The Faculty Senate’s resolution cited multiple grounds for its no-confidence vote, including violations of the Senate’s constitution and bylaws, the Board’s failure to engage faculty during a time of crisis, and its perceived capitulation to federal interference. 

“The Faculty Senate expresses no confidence in the Board of Visitors for not protecting the university and its president from outside interference, and for not consulting with the Faculty Senate in a time of crisis,” the resolution reads.

Two Board members—Rector Rachel Sheridan and Vice Rector Porter Wilkinson—attended the meeting. Sheridan denied claims that she had been in discussions with the Department of Justice prior to officially joining the Board on July 1, according to The Cavalier Daily.

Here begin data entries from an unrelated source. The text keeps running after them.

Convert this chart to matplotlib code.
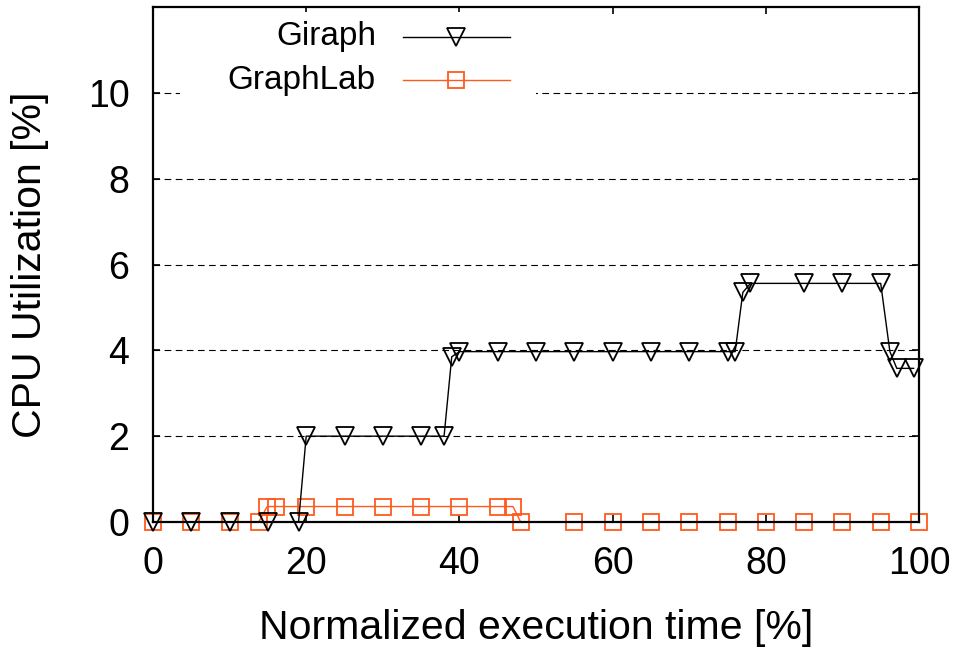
import matplotlib
matplotlib.use('Agg')
import matplotlib.pyplot as plt
from matplotlib.patches import Rectangle

# data
giraph_x = [0, 5, 10, 15, 19, 20, 25, 30, 35, 38, 39, 40, 45, 50, 55, 60, 65, 70, 75,
            76, 77, 78, 85, 90, 95, 96.2, 97.1, 99.3]
giraph_y = [0, 0, 0, 0, 0, 2, 2, 2, 2, 2, 3.85, 3.97, 3.97, 3.97, 3.97, 3.97, 3.97, 3.97, 3.97,
            3.97, 5.35, 5.56, 5.56, 5.56, 5.56, 3.97, 3.58, 3.58]

graphlab_x = [0, 5, 10, 13.8, 14.9, 16, 20, 25, 30, 35, 40, 45, 47, 48,
              55, 60, 65, 70, 75, 80, 85, 90, 95, 100]
graphlab_y = [0, 0, 0, 0, 0.36, 0.36, 0.36, 0.36, 0.36, 0.36, 0.36, 0.36, 0.36, 0,
              0, 0, 0, 0, 0, 0, 0, 0, 0, 0]

series_names = ['Giraph', 'GraphLab']
x_ticks = [0, 20, 40, 60, 80, 100]
y_ticks = [0, 2, 4, 6, 8, 10]

plt.rcParams['font.family'] = ['Liberation Sans', 'DejaVu Sans']
ORANGE = '#ff5a1e'

fig = plt.figure(figsize=(9.57, 6.5), dpi=100)
ax = fig.add_axes([153 / 957, 128 / 650, 766 / 957, 515 / 650])

ax.set_xlim(0, 100)
ax.set_ylim(0, 12)
ax.set_xticks(x_ticks)
ax.set_yticks(y_ticks)
ax.tick_params(direction='in', length=5, width=1.2, top=True, right=True,
               labelsize=27, pad=17)
for s in ax.spines.values():
    s.set_linewidth(1.6)
ax.set_axisbelow(True)
ax.yaxis.grid(True, linestyle=(0, (6, 4)), color='black', linewidth=0.8)

ax.plot(giraph_x, giraph_y, color='black', lw=1.0, marker='v', ms=13,
        mfc='none', mec='black', mew=1.3, clip_on=False, zorder=3)
ax.plot(graphlab_x, graphlab_y, color=ORANGE, lw=1.0, marker='s', ms=12,
        mfc='none', mec=ORANGE, mew=1.3, clip_on=False, zorder=2.4)

# legend box (opaque, hides grid) drawn by hand to get right-aligned labels
ax.add_patch(Rectangle((0.035, 0.80), 0.465, 0.19, transform=ax.transAxes,
                       facecolor='white', edgecolor='none', zorder=1))
leg_y = [0.942, 0.858]
styles = [('black', 'v', 13), (ORANGE, 's', 12)]
for name, ly, (c, m, ms) in zip(series_names, leg_y, styles):
    ax.text(0.291, ly, name, transform=ax.transAxes, ha='right', va='center',
            fontsize=24, zorder=5)
    ax.plot([0.326, 0.466], [ly, ly], transform=ax.transAxes, color=c, lw=1.0,
            zorder=5)
    ax.plot([0.396], [ly], transform=ax.transAxes, color=c, marker=m, ms=ms,
            mfc='none', mec=c, mew=1.3, zorder=5)

ax.set_xlabel('Normalized execution time [%]', fontsize=29.5, labelpad=20)
ax.set_ylabel('CPU Utilization [%]', fontsize=29.5, labelpad=28)

fig.savefig('out.png', dpi=100)
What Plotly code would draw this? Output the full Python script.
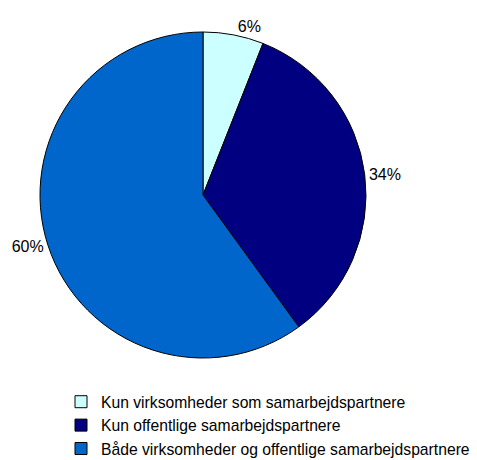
import plotly.graph_objects as go

labels = ["Kun virksomheder som samarbejdspartnere",
          "Kun offentlige samarbejdspartnere",
          "Både virksomheder og offentlige samarbejdspartnere"]
values = [6, 34, 60]
colors = ["#CCFFFF", "#000080", "#0066CC"]

W, H = 477, 460
cx, cy, r = 195, 187, 163

fig = go.Figure(go.Pie(
    labels=labels, values=values, sort=False, direction="clockwise", rotation=0,
    marker=dict(colors=colors, line=dict(color="#000000", width=1)),
    textinfo="percent", textposition="outside",
    texttemplate="%{percent:.0%}",
    textfont=dict(family="Liberation Sans, Arial, sans-serif", size=16, color="#000000"),
    outsidetextfont=dict(family="Liberation Sans, Arial, sans-serif", size=16, color="#000000"),
    domain=dict(x=[(cx - r) / W, (cx + r) / W], y=[(H - cy - r) / H, (H - cy + r) / H]),
    hoverinfo="label+percent",
))

fig.update_layout(
    width=W, height=H, margin=dict(l=0, r=0, t=0, b=0),
    paper_bgcolor="white", plot_bgcolor="white",
    font=dict(family="Liberation Sans, Arial, sans-serif", size=16, color="#000000"),
    showlegend=True,
    legend=dict(x=53 / W, xanchor="left", y=(H - 377) / H, yanchor="top",
                font=dict(family="Liberation Sans, Arial, sans-serif", size=15.7),
                bgcolor="rgba(0,0,0,0)", traceorder="normal",
                borderwidth=0),
)

fig.write_html("out.html")
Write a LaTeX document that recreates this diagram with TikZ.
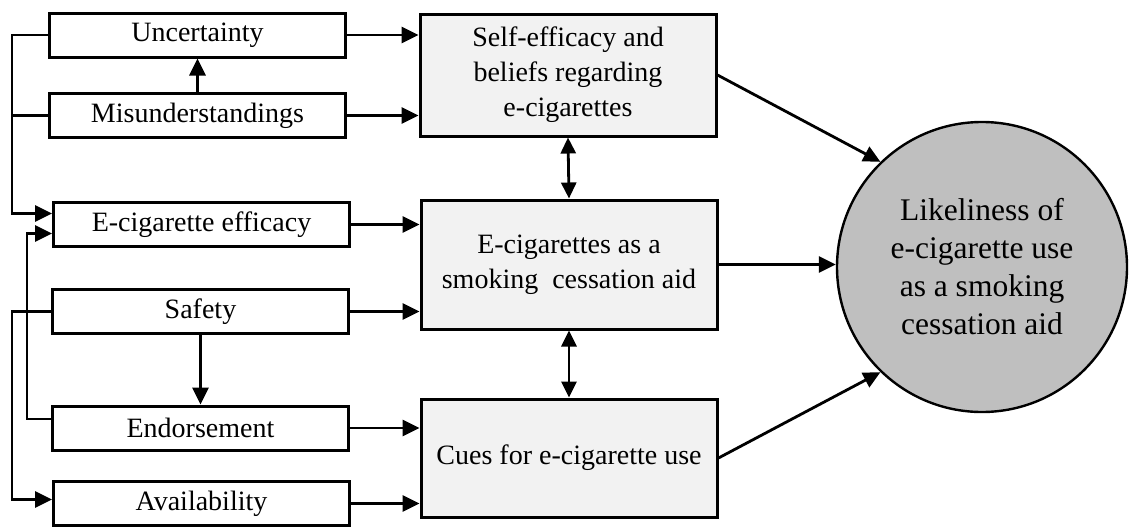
\documentclass[tikz,border=0pt]{standalone}
\usepackage{fontspec}
\setmainfont{Liberation Serif}
\usetikzlibrary{arrows.meta}
\definecolor{boxgray}{HTML}{F2F2F2}
\definecolor{circgray}{HTML}{BFBFBF}
\tikzset{
  factor/.style={draw, line width=1.5pt, minimum width=148pt, minimum height=22pt, inner sep=0pt, font=\fontsize{14}{16.8}\selectfont},
  construct/.style={draw, line width=1.5pt, fill=boxgray, minimum width=148pt, inner sep=0pt, align=center, font=\fontsize{14}{17.5}\selectfont},
  outcome/.style={draw, circle, line width=1.2pt, fill=circgray, minimum size=145pt, inner sep=0pt, align=center, font=\fontsize{15.75}{19}\selectfont},
  link/.style={line width=1.4pt},
  arr/.style={link, -{Triangle[length=8.5pt,width=8pt]}},
  dblarr/.style={link, {Triangle[length=8pt,width=7.5pt]}-{Triangle[length=8pt,width=7.5pt]}},
}
\begin{document}
\begin{tikzpicture}[x=0.5pt, y=-0.5pt]
	\useasboundingbox (0,0) rectangle (1129,530);
	% left column
	\node[factor](unc) at (197.5,35){Uncertainty};
	\node[factor](mis) at (197.5,115.5){Misunderstandings};
	\node[factor](eff) at (201.5,224.5){E-cigarette efficacy};
	\node[factor](saf) at (200.5,311.5){Safety};
	\node[factor](end) at (200.5,428){Endorsement};
	\node[factor](avl) at (201.5,503.5){Availability};
	% middle column
	\node[construct, minimum height=61pt](self) at (568,75){Self-efficacy and\\beliefs regarding\\e-cigarettes};
	\node[construct, minimum height=64.5pt](aid) at (569,264.5){E-cigarettes as a\\smoking\ \ cessation aid};
	\node[construct, minimum height=59pt](cue) at (569,458){Cues for e-cigarette use};
	% outcome
	\node[outcome](like) at (982,267){Likeliness of\\e-cigarette use\\as a smoking\\cessation aid};
	% side lines
	\coordinate(lA) at (12,0);
	\coordinate(lB) at (27,0);
	\coordinate(effA) at ([yshift=5.5pt]eff.west);
	\coordinate(effB) at ([yshift=-4.5pt]eff.west);
	\coordinate(endA) at ([yshift=4.5pt]end.west);
	\coordinate(avlA) at ([yshift=2pt]avl.west);
		\draw[arr](unc.west) -| (lA |- effA) to (effA);
		\draw[link](mis.west) to (mis.west -| lA);
		\draw[arr](endA) -| (lB |- effB) to (effB);
		\draw[arr](saf.west) -| (lA |- avlA) to (avlA);
		\draw[arr](mis.north) to (unc.south);
		\draw[arr](saf.south) to (end.north);
	% into the middle
		\draw[arr](unc.east) to (unc.east -| self.west);
		\draw[arr](mis.east) to (mis.east -| self.west);
		\draw[arr](eff.east) to (eff.east -| aid.west);
		\draw[arr](saf.east) to (saf.east -| aid.west);
		\draw[arr](end.east) to (end.east -| cue.west);
		\draw[arr](avl.east) to (avl.east -| cue.west);
		\draw[dblarr](self.south) to (aid.north);
		\draw[dblarr](aid.south) to (cue.north);
	% into the circle
		\draw[arr](self.east) to (like.134);
		\draw[arr](aid.east) to (aid.east -| like.west);
		\draw[arr](cue.east) to (like.226);
\end{tikzpicture}
\end{document}
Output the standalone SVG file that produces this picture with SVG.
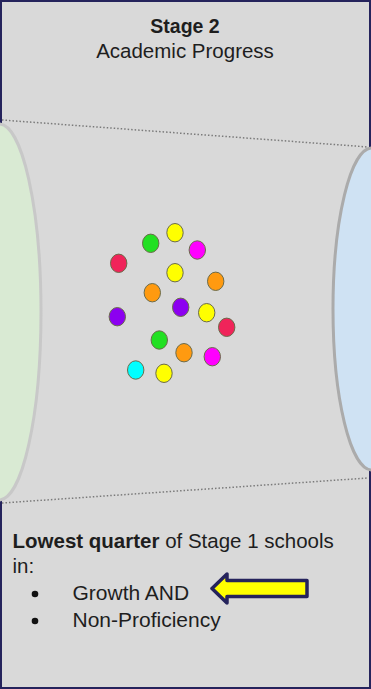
<svg xmlns="http://www.w3.org/2000/svg" width="371" height="689" viewBox="0 0 371 689">
<style>
.t{font-family:"Liberation Sans",Arial,sans-serif;fill:#1e1e1e}
.dot{stroke:#6b6b4a;stroke-width:1}
.dl{stroke:#7a7a7a;stroke-width:1.5;stroke-dasharray:1.5 2;fill:none}
</style>
<rect x="1" y="1" width="369" height="687" fill="#d9d9d9" stroke="#25235c" stroke-width="2"/>
<g id="title">
<text class="t" x="185" y="33" font-size="19.5" font-weight="bold" text-anchor="middle">Stage 2</text>
<text class="t" x="185" y="58" font-size="20.5" text-anchor="middle">Academic Progress</text>
</g>
<g id="connectors">
<line class="dl" x1="2" y1="120" x2="368" y2="147"/>
<line class="dl" x1="2" y1="503" x2="368" y2="478"/>
</g>
<g id="left-end">
<ellipse cx="-1" cy="312" rx="42" ry="188" fill="#d9ead3" stroke="#c8c8c8" stroke-width="3"/>
</g>
<g id="right-end">
<ellipse cx="372" cy="309" rx="39" ry="161" fill="#cfe2f3" stroke="#ababab" stroke-width="3"/>
</g>
<g id="dots">
<ellipse class="dot" cx="150.7" cy="243.3" rx="8.2" ry="9.2" fill="#22e022"/>
<ellipse class="dot" cx="175" cy="232.7" rx="8.2" ry="9.2" fill="#ffff00"/>
<ellipse class="dot" cx="197.3" cy="250" rx="8.2" ry="9.2" fill="#ff00ff"/>
<ellipse class="dot" cx="118.7" cy="263.3" rx="8.2" ry="9.2" fill="#f0245a"/>
<ellipse class="dot" cx="175" cy="272.7" rx="8.2" ry="9.2" fill="#ffff00"/>
<ellipse class="dot" cx="215.7" cy="281.3" rx="8.2" ry="9.2" fill="#ff9a10"/>
<ellipse class="dot" cx="152.3" cy="292.7" rx="8.2" ry="9.2" fill="#ff9a10"/>
<ellipse class="dot" cx="180.7" cy="307.3" rx="8.2" ry="9.2" fill="#8c00f0"/>
<ellipse class="dot" cx="117.3" cy="316.7" rx="8.2" ry="9.2" fill="#8c00f0"/>
<ellipse class="dot" cx="206.7" cy="312.7" rx="8.2" ry="9.2" fill="#ffff00"/>
<ellipse class="dot" cx="226.7" cy="327.3" rx="8.2" ry="9.2" fill="#f0245a"/>
<ellipse class="dot" cx="159.3" cy="340" rx="8.2" ry="9.2" fill="#22e022"/>
<ellipse class="dot" cx="184" cy="352.7" rx="8.2" ry="9.2" fill="#ff9a10"/>
<ellipse class="dot" cx="212.3" cy="356.7" rx="8.2" ry="9.2" fill="#ff00ff"/>
<ellipse class="dot" cx="135.7" cy="370" rx="8.2" ry="9.2" fill="#00ffff"/>
<ellipse class="dot" cx="164" cy="373.3" rx="8.2" ry="9.2" fill="#ffff00"/>
</g>
<g id="criteria">
<text class="t" x="12.5" y="548" font-size="20.5"><tspan font-weight="bold">Lowest quarter</tspan> of Stage 1 schools</text>
<text class="t" x="12.5" y="573" font-size="20.5">in:</text>
<circle cx="35" cy="594" r="3.3" fill="#111"/>
<text class="t" x="72.5" y="600" font-size="21">Growth AND</text>
<circle cx="35" cy="621" r="3.3" fill="#111"/>
<text class="t" x="72.5" y="627" font-size="21">Non-Proficiency</text>
</g>
<g id="arrow">
<polygon points="212,588.5 227,574 227,580.5 307,580.5 307,596.5 227,596.5 227,603" fill="#ffff00" stroke="#25235c" stroke-width="3.5" stroke-linejoin="round"/>
</g>
</svg>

In a second resolution, passed 44 to 3, the Senate outlined expectations for the appointment of an interim president. The resolution emphasized the need for shared governance, academic leadership experience, and freedom from external political influence. Among the Senate’s demands was a call for faculty and other university stakeholders to be “full partners in the selection of an interim president.”

Jennifer “J.J.” Wagner Davis, UVA’s executive vice president and chief operating officer, assumed the role of acting president on July 12. Ryan will take a sabbatical before returning to the university as a professor at the School of Law.

Peter McDonough, vice president and general counsel at the American Council on Education, criticized the federal role in the situation, calling it “a potentially ominous effort to control a learning environment it finds objectionable.”

For many in the higher education community, Ryan’s forced resignation and the Board’s response have become emblematic of growing concerns over government intrusion into institutional autonomy.